Wilayah Pesisir Indramayu, Jawa Barat - Genangan air rob yang merendam permukiman di Kecamatan Kandanghaur, Indramayu, adalah satu episode dari narasi besar yang mengancam banyak wilayah pesisir Indonesia. Peristiwa ini, meski ditangani dengan respon darurat berupa bantuan dan dapur umum, harus mendorong refleksi yang lebih dalam. Refleksi tentang kerentanan kawasan pesisir terhadap intensifikasi bencana hidrometeorologi, yang kian terkait dengan pola perubahan iklim dan tekanan pada lingkungan pesisir.
Banjir rob (genangan akibat air laut) adalah fenomena kompleks yang dipengaruhi oleh faktor astronomis, meteorologis, dan antropogenik. Di tengah kenaikan muka air laut secara global, wilayah pesisir dataran rendah seperti bagian dari Indramayu menjadi semakin rentan. Respon darurat seperti yang dilakukan Pemkab Indramayu—dengan menyalurkan bantuan dan mendirikan dapur umum—adalah keharusan untuk menyelamatkan jiwa dan meredam penderitaan. Namun, langkah ini bersifat kuratif, menyembuhkan gejala, bukan menyentuh akar penyebab kerentanan.

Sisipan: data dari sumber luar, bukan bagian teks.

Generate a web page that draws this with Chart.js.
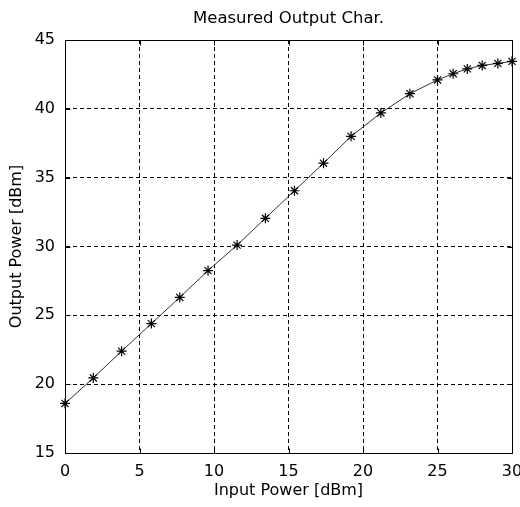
<!DOCTYPE html>
<html>
<head>
<meta charset="utf-8">
<script src="https://cdn.jsdelivr.net/npm/chart.js@4"></script>
<style>
  html, body { margin: 0; padding: 0; background: #fff; }
  canvas { display: block; }
</style>
</head>
<body>
<canvas id="chart" width="520" height="507"></canvas>
<script>
// measured points
const inputPower = [0, 1.9, 3.8, 5.8, 7.7, 9.6, 11.55, 13.45, 15.4, 17.35, 19.2, 21.2, 23.15, 25.0, 26.05, 27.0, 28.0, 29.05, 30.0];
const outputPower = [18.6, 20.45, 22.4, 24.4, 26.3, 28.25, 30.1, 32.05, 34.05, 36.05, 38.0, 39.7, 41.1, 42.1, 42.55, 42.9, 43.15, 43.3, 43.45];

const xTicks = [0, 5, 10, 15, 20, 25, 30];
const yTicks = [15, 20, 25, 30, 35, 40, 45];

const FONT = 'DejaVu Sans';

// solid box round the axes plus short inward ticks, like matlab
const boxPlugin = {
    id: 'box',
    afterDraw(chart) {
        const { ctx, chartArea: a, scales } = chart;
        const l = Math.round(a.left) + 0.5, r = Math.round(a.right) + 0.5;
        const t = Math.round(a.top) + 0.5, b = Math.round(a.bottom) + 0.5;
        ctx.save();
        ctx.strokeStyle = '#000';
        ctx.lineWidth = 1;
        ctx.beginPath();
        ctx.rect(l, t, r - l, b - t);
        scales.x.ticks.forEach(tk => {
            const x = Math.round(scales.x.getPixelForValue(tk.value)) + 0.5;
            ctx.moveTo(x, b); ctx.lineTo(x, b - 5);
            ctx.moveTo(x, t); ctx.lineTo(x, t + 5);
        });
        scales.y.ticks.forEach(tk => {
            const y = Math.round(scales.y.getPixelForValue(tk.value)) + 0.5;
            ctx.moveTo(l, y); ctx.lineTo(l + 5, y);
            ctx.moveTo(r, y); ctx.lineTo(r - 5, y);
        });
        ctx.stroke();
        ctx.restore();
    }
};

new Chart(document.getElementById('chart'), {
    type: 'scatter',
    data: {
        datasets: [{
            data: inputPower.map((x, i) => ({ x: x, y: outputPower[i] })),
            showLine: true,
            borderColor: '#333',
            borderWidth: 1,
            tension: 0,
            pointStyle: 'star',
            pointRadius: 5,
            pointBorderColor: '#000',
            pointBorderWidth: 1.2,
            clip: false
        }]
    },
    options: {
        responsive: false,
        animation: false,
        devicePixelRatio: 1,
        layout: { padding: { left: 0, right: 8, top: 0, bottom: 0 } },
        plugins: {
            legend: { display: false },
            tooltip: { enabled: false },
            title: {
                display: true,
                text: 'Measured Output Char.',
                fullSize: false,
                color: '#000',
                font: { family: FONT, size: 16.5, weight: 'normal' },
                padding: { top: 9, bottom: 11.2 }
            }
        },
        scales: {
            x: {
                type: 'linear',
                min: 0,
                max: 30,
                afterBuildTicks: s => { s.ticks = xTicks.map(v => ({ value: v })); },
                afterFit: s => { s.height = 54; s.paddingLeft = 0; s.paddingRight = 0; },
                grid: { color: '#000', lineWidth: 1, drawTicks: false },
                border: { display: true, color: '#000', width: 1, dash: [4, 3] },
                ticks: { color: '#000', padding: 9, font: { family: FONT, size: 16 } },
                title: {
                    display: true,
                    text: 'Input Power [dBm]',
                    color: '#000',
                    font: { family: FONT, size: 16 },
                    padding: { top: 0, bottom: 7 }
                }
            },
            y: {
                type: 'linear',
                min: 15,
                max: 45,
                afterBuildTicks: s => { s.ticks = yTicks.map(v => ({ value: v })); },
                afterFit: s => { s.width = 65; },
                grid: { color: '#000', lineWidth: 1, drawTicks: false },
                border: { display: true, color: '#000', width: 1, dash: [4, 3] },
                ticks: { color: '#000', padding: 10, font: { family: FONT, size: 16 } },
                title: {
                    display: true,
                    text: 'Output Power [dBm]',
                    color: '#000',
                    font: { family: FONT, size: 16 },
                    padding: { top: 7, bottom: 0 }
                }
            }
        }
    },
    plugins: [boxPlugin]
});
</script>
</body>
</html>
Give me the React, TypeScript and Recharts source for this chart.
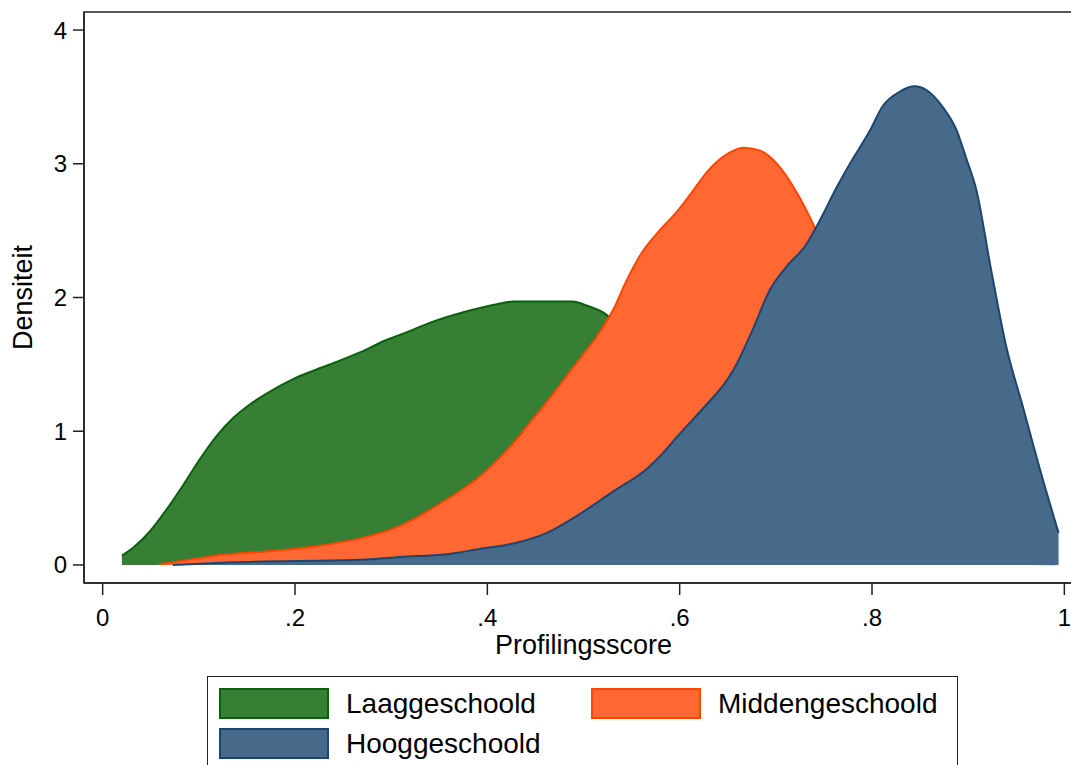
import React from "react";
import { Area, ComposedChart, Label, ReferenceArea, XAxis, YAxis } from "recharts";

const FONT = "'Liberation Sans', Arial, sans-serif";

// Laaggeschoold density
const lowX = [0.02, 0.032, 0.049, 0.066, 0.084, 0.101, 0.118, 0.136, 0.153, 0.17, 0.198, 0.222, 0.247, 0.274, 0.288, 0.309, 0.323, 0.34, 0.375, 0.41, 0.427, 0.46, 0.489, 0.503, 0.524, 0.55, 0.6, 0.65, 0.7, 0.75, 0.8, 0.85, 0.9, 0.95, 0.99];
const lowY = [0.07, 0.13, 0.25, 0.41, 0.6, 0.79, 0.96, 1.1, 1.2, 1.28, 1.39, 1.46, 1.53, 1.61, 1.66, 1.72, 1.76, 1.81, 1.89, 1.95, 1.97, 1.97, 1.97, 1.94, 1.87, 1.65, 1.25, 0.85, 0.5, 0.28, 0.14, 0.07, 0.03, 0.01, 0.005];

// Middengeschoold density
const midX = [0.059, 0.073, 0.1, 0.129, 0.17, 0.222, 0.274, 0.309, 0.323, 0.34, 0.358, 0.375, 0.392, 0.41, 0.427, 0.444, 0.462, 0.479, 0.496, 0.514, 0.531, 0.545, 0.562, 0.579, 0.597, 0.614, 0.631, 0.649, 0.666, 0.683, 0.701, 0.718, 0.732, 0.745, 0.77, 0.8, 0.85, 0.9, 0.95, 0.99];
const midY = [0.005, 0.02, 0.05, 0.08, 0.1, 0.14, 0.21, 0.29, 0.34, 0.41, 0.49, 0.57, 0.66, 0.78, 0.91, 1.06, 1.22, 1.38, 1.54, 1.71, 1.91, 2.13, 2.35, 2.5, 2.64, 2.8, 2.96, 3.07, 3.12, 3.1, 3.0, 2.83, 2.65, 2.45, 2.0, 1.4, 0.7, 0.3, 0.1, 0.03];

// Hooggeschoold density
const highX = [0.073, 0.136, 0.274, 0.309, 0.358, 0.392, 0.427, 0.462, 0.496, 0.531, 0.566, 0.583, 0.6, 0.628, 0.647, 0.656, 0.676, 0.694, 0.711, 0.732, 0.746, 0.763, 0.777, 0.798, 0.811, 0.829, 0.844, 0.857, 0.874, 0.888, 0.898, 0.909, 0.923, 0.94, 0.957, 0.974, 0.994];
const highY = [0.0, 0.02, 0.04, 0.06, 0.08, 0.12, 0.16, 0.24, 0.38, 0.55, 0.72, 0.84, 0.98, 1.2, 1.36, 1.46, 1.76, 2.06, 2.23, 2.4, 2.58, 2.82, 3.0, 3.25, 3.43, 3.54, 3.58, 3.55, 3.42, 3.25, 3.04, 2.79, 2.24, 1.62, 1.18, 0.73, 0.24];

const xTicks = [0, 0.2, 0.4, 0.6, 0.8, 1];
const xTickLabels = ["0", ".2", ".4", ".6", ".8", "1"];
const yTicks = [0, 1, 2, 3, 4];

const series = [
  { key: "low", name: "Laaggeschoold", xs: lowX, ys: lowY, fill: "#367F34", stroke: "#0B600B" },
  { key: "mid", name: "Middengeschoold", xs: midX, ys: midY, fill: "#FF6832", stroke: "#FF4500" },
  { key: "high", name: "Hooggeschoold", xs: highX, ys: highY, fill: "#476A8B", stroke: "#1B4670" },
];

// merge into one table keyed on score
const rowMap = new Map<number, Record<string, number>>();
series.forEach((s) => {
  s.xs.forEach((x, i) => {
    const row = rowMap.get(x) ?? { x };
    row[s.key] = s.ys[i];
    rowMap.set(x, row);
  });
});
const data = Array.from(rowMap.values()).sort((a, b) => a.x - b.x);

const legendPos = [
  { left: 11, top: 11 },
  { left: 383, top: 11 },
  { left: 11, top: 51 },
];

export default function App() {
  return (
    <div style={{ position: "absolute", left: 0, top: 0, width: 1071, height: 765, overflow: "hidden", background: "#fff", fontFamily: FONT }}>
      <ComposedChart width={1090} height={765} data={data} margin={{ top: 12, right: 7, left: 0, bottom: 0 }}>
        <XAxis
          dataKey="x"
          type="number"
          domain={[-0.0194, 1.0194]}
          allowDataOverflow
          ticks={xTicks}
          tickFormatter={(v: number) => xTickLabels[xTicks.indexOf(v)] ?? String(v)}
          height={182}
          tickSize={12}
          tickMargin={14}
          axisLine={{ stroke: "#222", strokeWidth: 1.5 }}
          tickLine={{ stroke: "#222", strokeWidth: 1.5 }}
          tick={{ fontSize: 24, fill: "#000", fontFamily: FONT }}
        >
          <Label value="Profilingsscore" position="insideTop" offset={52} style={{ fontSize: 27, fill: "#000", fontFamily: FONT }} />
        </XAxis>
        <YAxis
          type="number"
          domain={[-0.135, 4.135]}
          allowDataOverflow
          ticks={yTicks}
          width={84}
          tickSize={11}
          tickMargin={6}
          axisLine={{ stroke: "#222", strokeWidth: 1.5 }}
          tickLine={{ stroke: "#222", strokeWidth: 1.5 }}
          tick={{ fontSize: 24, fill: "#000", fontFamily: FONT }}
        >
          <Label value="Densiteit" angle={-90} position="insideLeft" offset={22} style={{ fontSize: 27, fill: "#000", fontFamily: FONT, textAnchor: "middle" }} />
        </YAxis>
        <ReferenceArea x1={-0.0194} x2={1.0194} y1={-0.135} y2={4.135} fill="none" stroke="#222" strokeWidth={1.5} ifOverflow="visible" />
        {series.map((s) => (
          <Area
            key={s.key}
            dataKey={s.key}
            name={s.name}
            type="monotone"
            baseValue={0}
            connectNulls
            fill={s.fill}
            fillOpacity={1}
            stroke={s.stroke}
            strokeWidth={2}
            dot={false}
            activeDot={false}
            isAnimationActive={false}
          />
        ))}
      </ComposedChart>
      <div style={{ position: "absolute", left: 207, top: 676, width: 751, height: 110, border: "1.5px solid #222", boxSizing: "border-box", background: "#fff" }}>
        {series.map((s, i) => (
          <div key={s.key} style={{ position: "absolute", left: legendPos[i].left, top: legendPos[i].top, display: "flex", alignItems: "center" }}>
            <div style={{ width: 110, height: 31, background: s.fill, border: `2.5px solid ${s.stroke}`, boxSizing: "border-box" }} />
            <span style={{ marginLeft: 17, fontSize: 28, color: "#000", lineHeight: "31px" }}>{s.name}</span>
          </div>
        ))}
      </div>
    </div>
  );
}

Pelibatan berbagai pihak seperti BPBD, Dinas Sosial, Tagana, dan KSB dalam operasi tanggap darurat menunjukkan adanya kesadaran kolektif untuk bertindak. Akan tetapi, kapasitas adaptasi jangka panjang membutuhkan lebih dari itu. Diperlukan perencanaan tata ruang yang ketat, perlindungan ekosistem pesisir seperti mangrove dan hutan pantai, serta pembangunan infrastruktur yang ramah iklim. Mangrove, misalnya, berfungsi sebagai pemecah gelombang alami dan penahan abrasi yang dapat meredam dampak rob.
Insiden di Kandanghaur seharusnya menjadi data penting untuk memetakan zonasi rawan rob dengan lebih akurat. Monitoring yang dilakukan tim di Desa Bulak dan Ilir tidak hanya untuk mendistribusikan bantuan hari ini, tetapi juga harus menghasilkan data untuk merancang strategi pengurangan risiko bencana (PRB) esok hari. Pembelajaran dari daerah lain yang mengalami bencana serupa, seperti banjir bandang besar di Sumatra yang dipicu kombinasi cuaca ekstrem dan kerusakan lingkungan di hulu, harus menjadi peringatan.
Ancaman yang dihadapi adalah siklus yang terus berulang. Setiap kali banjir rob datang, pemerintah dan masyarakat mengeluarkan sumber daya besar untuk tanggap darurat dan pemulihan. Tanpa intervensi pada akar masalah, siklus ini akan terus menggerus kemajuan pembangunan dan kesejahteraan masyarakat pesisir. Investasi dalam mitigasi berbasis ekosistem dan infrastruktur adaptif mungkin mahal di awal, tetapi akan lebih hemat dibandingkan biaya berulang untuk penanggulangan darurat.
Oleh karena itu, momentum penanganan darurat banjir rob di Kandanghaur ini harus dimanfaatkan untuk menggalang komitmen yang lebih luas. Komitmen tidak hanya dari Dinas Sosial dan BPBD, tetapi juga dari Dinas PU, Dinas Lingkungan Hidup, serta perencana pembangunan daerah. Pendekatan "build back better" pasca-bencana harus diwujudkan, dengan membangun rumah dan fasilitas yang lebih tahan terhadap genangan rob di masa depan.
Masyarakat pesisir seperti di Kandanghaur adalah pihak yang paling rentan, namun juga bisa menjadi agen perubahan. Pendidikan tentang risiko, pelatihan evakuasi mandiri, dan pemberdayaan ekonomi yang tidak bergantung pada sektor rentan rob adalah bagian dari strategi membangun ketahanan. Dengan demikian, selain menjadi penerima bantuan, mereka dapat bertransformasi menjadi komunitas yang tangguh menghadapi ancaman iklim.
Bencana kali ini adalah alarm yang berbunyi nyaring. Ia memanggil semua pemangku kepentingan untuk beralih dari pola pikir reaktif-menanggapi bencana, menjadi pola pikir proaktif-mengurangi risiko bencana. Masa depan wilayah pesisir bergantung pada pilihan yang diambil sekarang: terus menerus berjibaku dengan dampak atau mulai membangun benteng pertahanan yang berkelanjutan.